You hate to see this kind of thing happen to a guy that has been the identity of the team for so long, but that's the reality of how the NFL works. As Hutch gets closer to the end of his career, his value drops significantly to the Vikings and he may be asked to re-structure his contract.
For the last nine years, Kevin Williams has been one of the best defensive tackles in the NFL. This half of the "Williams Wall" is still playing at a pretty high level, but has clearly lost a step when compared to a young stud like Ndamukong Suh.
Williams is a veteran leader for the Vikings and presumably will continue to be for at least a few more seasons.
He's set to make $7 million in 2012 and while he's definitely worth it, he may be asked to re-negotiate his contract in order to bring in the kind of secondary personnel this defense needs to play within their division.
I don't see Williams losing a lot of money in this process, but he may be asked to downsize a bit.
There has been no shortage of speculation over a possible position change for CB Antoine Winfield in recent weeks. While I'm not going to speculate over that possibility or offer my opinion on that subject, I will certainly say that if he wants to stay at corner he will lose some money.

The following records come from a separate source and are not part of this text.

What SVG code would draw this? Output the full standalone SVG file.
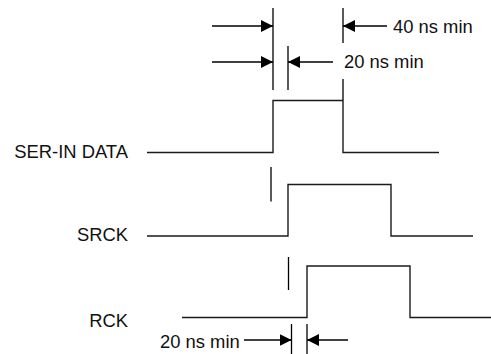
<svg xmlns="http://www.w3.org/2000/svg" width="491" height="354" viewBox="0 0 491 354">
<defs>
<style>
.w{fill:none;stroke:#1a1a1a;stroke-width:1.4}
.d{fill:none;stroke:#000;stroke-width:1.3}
.t{font-family:"Liberation Sans",Arial,sans-serif;font-size:18.4px;fill:#111}
</style>
<marker id="ah" viewBox="0 0 12 12" refX="12" refY="6" markerWidth="12" markerHeight="12" markerUnits="userSpaceOnUse" orient="auto">
<path d="M0,0 L12,6 L0,12 Z" fill="#000"/>
</marker>
</defs>
<rect width="491" height="354" fill="#fff"/>
<g id="labels">
<text class="t" x="128" y="157.5" text-anchor="end">SER-IN DATA</text>
<text class="t" x="128" y="240.5" text-anchor="end">SRCK</text>
<text class="t" x="128" y="327" text-anchor="end">RCK</text>
</g>
<g id="ser-in-data">
<polyline class="w" points="147,152.5 273,152.5 273,100.5 343,100.5 343,152.5 439,152.5"/>
</g>
<g id="srck">
<polyline class="w" points="147,236 288,236 288,184.5 391,184.5 391,236 473,236"/>
</g>
<g id="rck">
<polyline class="w" points="182,317.5 307,317.5 307,266 410,266 410,317.5 491,317.5"/>
</g>
<g id="connectors">
<line class="d" x1="273" y1="8" x2="273" y2="90"/>
<line class="d" x1="288" y1="46" x2="288" y2="90"/>
<line class="d" x1="343" y1="8" x2="343" y2="43"/>
<line class="d" x1="343" y1="79" x2="343" y2="100"/>
<line class="d" x1="271" y1="167" x2="271" y2="201.5"/>
<line class="d" x1="288.5" y1="257" x2="288.5" y2="290"/>
<line class="d" x1="291.5" y1="324" x2="291.5" y2="354"/>
<line class="d" x1="307" y1="324" x2="307" y2="354"/>
<line class="d" x1="212" y1="26" x2="273" y2="26" marker-end="url(#ah)"/>
<line class="d" x1="212" y1="62" x2="273" y2="62" marker-end="url(#ah)"/>
<line class="d" x1="387" y1="26" x2="343" y2="26" marker-end="url(#ah)"/>
<line class="d" x1="333" y1="62" x2="288" y2="62" marker-end="url(#ah)"/>
<line class="d" x1="244" y1="340" x2="291.5" y2="340" marker-end="url(#ah)"/>
<line class="d" x1="348" y1="340" x2="307" y2="340" marker-end="url(#ah)"/>
</g>
<g id="timing-labels">
<text class="t" x="393" y="33">40 ns min</text>
<text class="t" x="344" y="68">20 ns min</text>
<text class="t" x="160" y="348">20 ns min</text>
</g>
</svg>
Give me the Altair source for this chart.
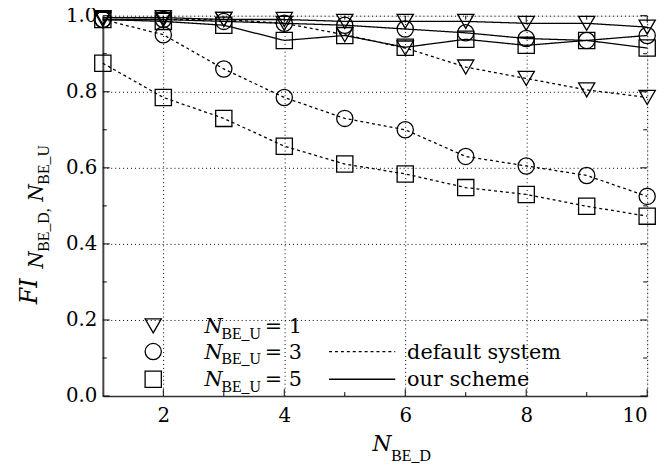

Winfield is still one of the best pure tacklers in the NFL, but because of injury and age, he may only be allowed to play in a nickel role unless he wants to move to safety.
This would mean that Winfield would technically no longer be a starter, which would have a significant affect on his contract. Basically, a stipulation of his contract says that if he loses his starting role, his pay will be cut as well.
Winfield has said in multiple conversations with KFAN's Paul Allen (the Voice of the Vikings) that he has no intention at this time of making a move to safety. If that plan comes to fruition, Winfield will lose some serious coin just in order to keep playing the same position.
Like I said, I'm not going to speculate or give my opinion on the matter, but if Winfield wants to keep playing corner, he better be prepared to take a pay-cut.